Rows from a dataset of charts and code
##########
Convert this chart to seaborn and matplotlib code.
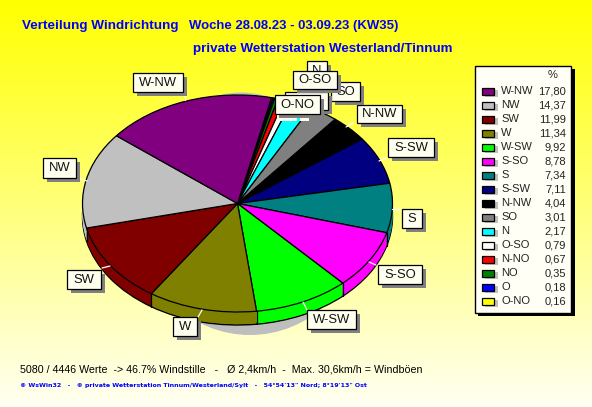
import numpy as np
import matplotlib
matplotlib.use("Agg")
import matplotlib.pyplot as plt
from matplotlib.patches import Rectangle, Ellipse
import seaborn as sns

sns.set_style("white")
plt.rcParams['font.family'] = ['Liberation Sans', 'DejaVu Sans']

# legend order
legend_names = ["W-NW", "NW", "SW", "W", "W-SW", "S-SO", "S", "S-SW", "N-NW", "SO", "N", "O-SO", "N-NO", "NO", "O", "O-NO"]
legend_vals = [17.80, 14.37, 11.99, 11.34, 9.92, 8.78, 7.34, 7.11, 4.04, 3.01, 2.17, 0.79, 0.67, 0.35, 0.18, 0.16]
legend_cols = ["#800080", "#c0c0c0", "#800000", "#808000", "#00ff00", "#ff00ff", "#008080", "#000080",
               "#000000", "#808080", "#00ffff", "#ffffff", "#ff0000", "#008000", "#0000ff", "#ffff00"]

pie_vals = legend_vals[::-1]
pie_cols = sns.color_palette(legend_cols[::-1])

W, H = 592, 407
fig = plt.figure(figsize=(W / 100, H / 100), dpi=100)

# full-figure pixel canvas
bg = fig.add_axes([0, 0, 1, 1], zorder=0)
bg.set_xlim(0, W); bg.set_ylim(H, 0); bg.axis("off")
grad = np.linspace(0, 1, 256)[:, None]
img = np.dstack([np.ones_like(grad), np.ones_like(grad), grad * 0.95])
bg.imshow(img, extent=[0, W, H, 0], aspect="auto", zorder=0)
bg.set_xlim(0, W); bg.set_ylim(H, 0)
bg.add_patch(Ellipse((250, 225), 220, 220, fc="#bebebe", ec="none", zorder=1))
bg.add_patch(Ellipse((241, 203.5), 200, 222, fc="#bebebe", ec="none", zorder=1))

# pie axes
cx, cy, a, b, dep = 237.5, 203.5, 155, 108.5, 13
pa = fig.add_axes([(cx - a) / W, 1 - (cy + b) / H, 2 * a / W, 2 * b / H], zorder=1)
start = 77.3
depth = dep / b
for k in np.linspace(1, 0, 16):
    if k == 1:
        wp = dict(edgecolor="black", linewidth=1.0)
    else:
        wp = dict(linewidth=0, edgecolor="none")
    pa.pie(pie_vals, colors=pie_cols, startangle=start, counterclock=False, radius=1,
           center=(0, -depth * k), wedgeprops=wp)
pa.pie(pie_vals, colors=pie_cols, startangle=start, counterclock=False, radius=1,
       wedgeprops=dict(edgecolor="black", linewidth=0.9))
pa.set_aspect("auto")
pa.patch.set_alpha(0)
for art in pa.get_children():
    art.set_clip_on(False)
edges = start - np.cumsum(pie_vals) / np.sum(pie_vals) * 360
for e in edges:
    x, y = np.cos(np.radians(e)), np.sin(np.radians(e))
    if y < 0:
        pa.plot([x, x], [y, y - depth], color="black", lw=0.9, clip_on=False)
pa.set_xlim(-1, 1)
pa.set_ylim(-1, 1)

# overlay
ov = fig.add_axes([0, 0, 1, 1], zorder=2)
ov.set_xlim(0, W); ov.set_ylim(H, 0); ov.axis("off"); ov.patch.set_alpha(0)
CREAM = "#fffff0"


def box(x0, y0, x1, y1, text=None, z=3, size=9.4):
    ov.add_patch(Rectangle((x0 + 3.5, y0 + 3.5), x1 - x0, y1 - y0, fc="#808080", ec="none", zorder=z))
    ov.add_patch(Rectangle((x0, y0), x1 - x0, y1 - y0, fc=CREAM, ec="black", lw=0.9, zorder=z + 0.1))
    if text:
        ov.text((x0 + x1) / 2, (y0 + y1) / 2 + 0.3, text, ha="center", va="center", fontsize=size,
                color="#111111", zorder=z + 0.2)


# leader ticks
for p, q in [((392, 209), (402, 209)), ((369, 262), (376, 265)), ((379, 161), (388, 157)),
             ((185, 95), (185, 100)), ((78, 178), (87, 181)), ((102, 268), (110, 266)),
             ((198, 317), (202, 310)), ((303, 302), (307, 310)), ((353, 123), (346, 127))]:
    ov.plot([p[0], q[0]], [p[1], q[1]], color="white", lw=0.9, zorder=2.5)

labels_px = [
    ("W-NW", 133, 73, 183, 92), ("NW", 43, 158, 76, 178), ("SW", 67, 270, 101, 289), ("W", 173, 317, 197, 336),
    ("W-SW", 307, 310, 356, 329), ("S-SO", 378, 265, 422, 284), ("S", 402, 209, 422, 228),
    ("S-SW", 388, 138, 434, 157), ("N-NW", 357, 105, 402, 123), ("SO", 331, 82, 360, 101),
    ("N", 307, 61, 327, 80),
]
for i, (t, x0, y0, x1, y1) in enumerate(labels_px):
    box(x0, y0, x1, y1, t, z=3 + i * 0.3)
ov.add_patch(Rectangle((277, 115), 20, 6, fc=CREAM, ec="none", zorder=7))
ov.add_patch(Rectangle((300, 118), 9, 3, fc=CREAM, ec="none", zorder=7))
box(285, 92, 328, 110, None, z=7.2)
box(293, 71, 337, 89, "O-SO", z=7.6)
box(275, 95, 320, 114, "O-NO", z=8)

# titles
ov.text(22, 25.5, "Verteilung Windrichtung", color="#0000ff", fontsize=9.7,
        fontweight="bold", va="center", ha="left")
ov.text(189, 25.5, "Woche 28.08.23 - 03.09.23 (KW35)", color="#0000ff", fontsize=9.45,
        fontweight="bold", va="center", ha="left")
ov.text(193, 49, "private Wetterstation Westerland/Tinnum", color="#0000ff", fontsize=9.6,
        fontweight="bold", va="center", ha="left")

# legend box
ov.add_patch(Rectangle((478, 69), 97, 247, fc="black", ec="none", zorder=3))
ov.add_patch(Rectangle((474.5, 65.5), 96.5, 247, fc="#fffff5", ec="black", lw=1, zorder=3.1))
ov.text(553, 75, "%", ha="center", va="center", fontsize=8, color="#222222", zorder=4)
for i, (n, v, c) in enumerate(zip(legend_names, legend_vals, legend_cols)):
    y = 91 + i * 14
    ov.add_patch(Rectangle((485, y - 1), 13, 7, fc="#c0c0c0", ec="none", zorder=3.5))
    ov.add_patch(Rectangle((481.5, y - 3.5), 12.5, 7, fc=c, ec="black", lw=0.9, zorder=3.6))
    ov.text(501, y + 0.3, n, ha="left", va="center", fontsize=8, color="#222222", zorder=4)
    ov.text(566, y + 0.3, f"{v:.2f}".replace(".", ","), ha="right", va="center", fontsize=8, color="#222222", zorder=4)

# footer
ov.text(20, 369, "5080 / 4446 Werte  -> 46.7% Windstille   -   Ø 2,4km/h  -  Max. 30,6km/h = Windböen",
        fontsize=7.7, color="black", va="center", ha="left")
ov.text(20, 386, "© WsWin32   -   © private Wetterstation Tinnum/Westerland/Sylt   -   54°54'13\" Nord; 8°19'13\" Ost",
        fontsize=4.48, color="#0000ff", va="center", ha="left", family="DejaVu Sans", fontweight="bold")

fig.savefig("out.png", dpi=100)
##########
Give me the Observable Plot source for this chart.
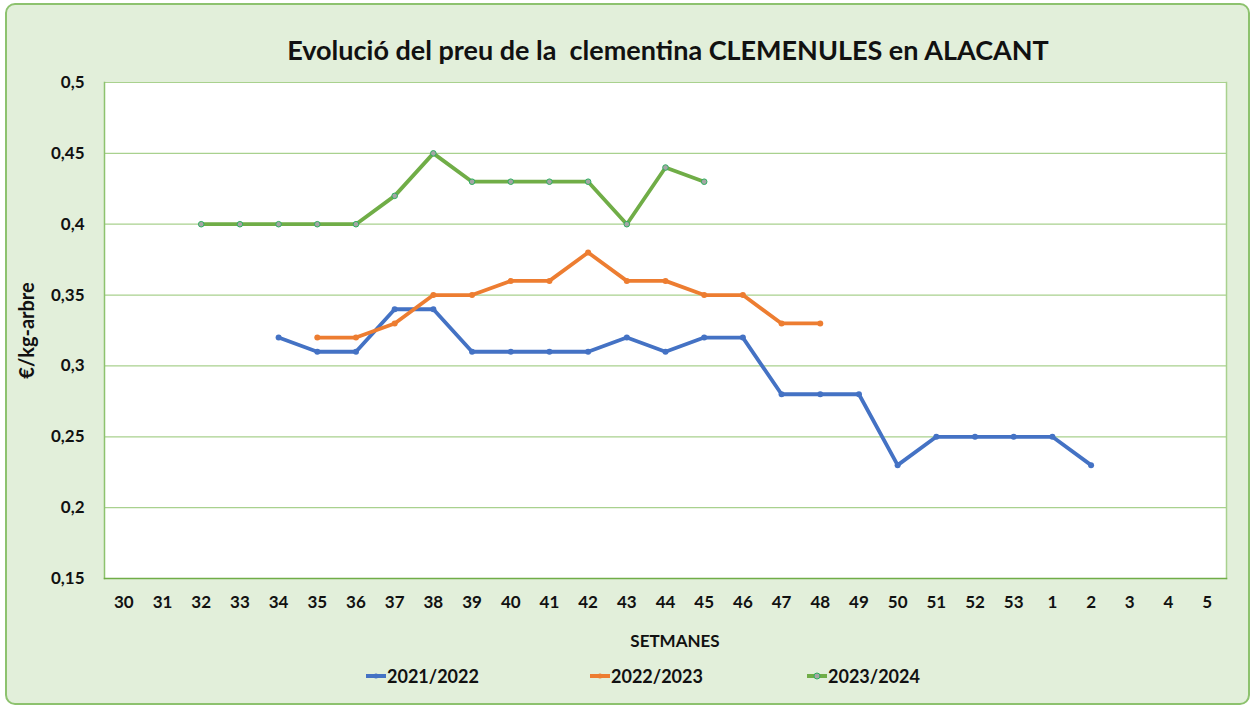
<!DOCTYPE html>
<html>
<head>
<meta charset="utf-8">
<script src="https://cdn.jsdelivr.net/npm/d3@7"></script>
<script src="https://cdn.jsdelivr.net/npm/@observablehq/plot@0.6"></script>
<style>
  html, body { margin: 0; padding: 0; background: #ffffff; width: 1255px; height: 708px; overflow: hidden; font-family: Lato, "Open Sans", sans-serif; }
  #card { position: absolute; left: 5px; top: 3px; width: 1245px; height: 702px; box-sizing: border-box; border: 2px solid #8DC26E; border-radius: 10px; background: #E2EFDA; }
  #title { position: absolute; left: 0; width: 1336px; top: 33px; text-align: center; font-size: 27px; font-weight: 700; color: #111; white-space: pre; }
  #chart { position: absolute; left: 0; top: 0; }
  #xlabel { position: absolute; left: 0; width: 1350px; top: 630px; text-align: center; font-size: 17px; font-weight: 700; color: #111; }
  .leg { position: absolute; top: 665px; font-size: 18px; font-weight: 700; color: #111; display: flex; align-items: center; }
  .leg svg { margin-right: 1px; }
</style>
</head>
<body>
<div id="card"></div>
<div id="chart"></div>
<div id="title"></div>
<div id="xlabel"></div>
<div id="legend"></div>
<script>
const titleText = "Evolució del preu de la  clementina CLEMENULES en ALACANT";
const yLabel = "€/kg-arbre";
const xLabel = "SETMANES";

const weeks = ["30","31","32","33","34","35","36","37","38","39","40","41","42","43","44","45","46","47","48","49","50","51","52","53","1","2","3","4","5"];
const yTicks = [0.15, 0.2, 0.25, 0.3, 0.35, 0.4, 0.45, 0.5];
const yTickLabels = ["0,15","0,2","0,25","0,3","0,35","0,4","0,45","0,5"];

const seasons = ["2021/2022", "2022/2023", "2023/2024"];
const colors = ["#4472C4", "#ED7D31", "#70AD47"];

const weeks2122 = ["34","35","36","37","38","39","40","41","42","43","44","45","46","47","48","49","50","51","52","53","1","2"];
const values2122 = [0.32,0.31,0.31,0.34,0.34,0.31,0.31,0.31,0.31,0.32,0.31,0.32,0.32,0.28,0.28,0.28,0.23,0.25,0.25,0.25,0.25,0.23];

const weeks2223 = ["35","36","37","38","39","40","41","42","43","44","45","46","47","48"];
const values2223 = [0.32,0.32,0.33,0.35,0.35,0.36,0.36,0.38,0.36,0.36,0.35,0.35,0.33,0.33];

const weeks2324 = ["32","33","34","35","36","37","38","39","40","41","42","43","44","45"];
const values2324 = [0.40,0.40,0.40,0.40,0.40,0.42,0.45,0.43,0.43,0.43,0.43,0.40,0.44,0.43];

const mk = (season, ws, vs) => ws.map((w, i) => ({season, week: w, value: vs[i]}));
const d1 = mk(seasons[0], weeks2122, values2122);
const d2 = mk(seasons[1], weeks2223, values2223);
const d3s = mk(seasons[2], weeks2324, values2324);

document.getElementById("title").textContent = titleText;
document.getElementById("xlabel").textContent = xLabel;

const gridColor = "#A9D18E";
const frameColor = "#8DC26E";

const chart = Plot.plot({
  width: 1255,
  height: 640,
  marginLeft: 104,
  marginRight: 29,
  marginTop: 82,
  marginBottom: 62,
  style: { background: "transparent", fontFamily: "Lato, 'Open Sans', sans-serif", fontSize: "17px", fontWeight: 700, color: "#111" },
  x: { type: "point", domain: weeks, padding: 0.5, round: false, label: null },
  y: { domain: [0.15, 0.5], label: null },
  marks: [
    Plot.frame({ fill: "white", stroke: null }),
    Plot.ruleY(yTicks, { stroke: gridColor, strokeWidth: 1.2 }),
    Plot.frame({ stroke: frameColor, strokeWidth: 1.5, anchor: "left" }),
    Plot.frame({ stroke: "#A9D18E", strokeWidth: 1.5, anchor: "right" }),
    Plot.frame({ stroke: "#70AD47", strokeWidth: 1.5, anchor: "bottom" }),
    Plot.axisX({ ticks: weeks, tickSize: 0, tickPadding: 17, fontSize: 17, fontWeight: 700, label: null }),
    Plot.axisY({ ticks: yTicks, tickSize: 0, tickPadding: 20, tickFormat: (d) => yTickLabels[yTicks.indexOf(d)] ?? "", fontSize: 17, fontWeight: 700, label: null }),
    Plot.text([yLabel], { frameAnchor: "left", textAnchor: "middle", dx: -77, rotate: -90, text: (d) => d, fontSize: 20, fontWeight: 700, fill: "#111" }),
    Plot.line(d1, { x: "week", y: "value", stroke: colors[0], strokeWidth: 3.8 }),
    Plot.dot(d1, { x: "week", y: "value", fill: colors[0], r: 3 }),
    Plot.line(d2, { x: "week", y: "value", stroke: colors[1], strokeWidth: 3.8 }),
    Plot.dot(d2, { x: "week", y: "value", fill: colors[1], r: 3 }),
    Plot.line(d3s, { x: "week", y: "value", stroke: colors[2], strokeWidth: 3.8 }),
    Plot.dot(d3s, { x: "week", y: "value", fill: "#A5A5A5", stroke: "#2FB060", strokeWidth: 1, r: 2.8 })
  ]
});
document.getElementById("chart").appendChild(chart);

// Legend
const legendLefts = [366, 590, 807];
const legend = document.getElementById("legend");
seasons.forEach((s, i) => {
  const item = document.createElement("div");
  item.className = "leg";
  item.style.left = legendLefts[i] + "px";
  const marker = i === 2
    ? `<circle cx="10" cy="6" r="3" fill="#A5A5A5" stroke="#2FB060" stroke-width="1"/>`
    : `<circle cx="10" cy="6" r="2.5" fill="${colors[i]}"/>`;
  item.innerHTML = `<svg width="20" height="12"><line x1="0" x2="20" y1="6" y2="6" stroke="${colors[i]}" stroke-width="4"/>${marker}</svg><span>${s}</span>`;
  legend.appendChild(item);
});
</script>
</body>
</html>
##########
● TASK OBJECTIVE:
Copy each line of the records containing the string "seaborn".

● WRITTEN SOLUTION:
Convert this chart to seaborn and matplotlib code.
import seaborn as sns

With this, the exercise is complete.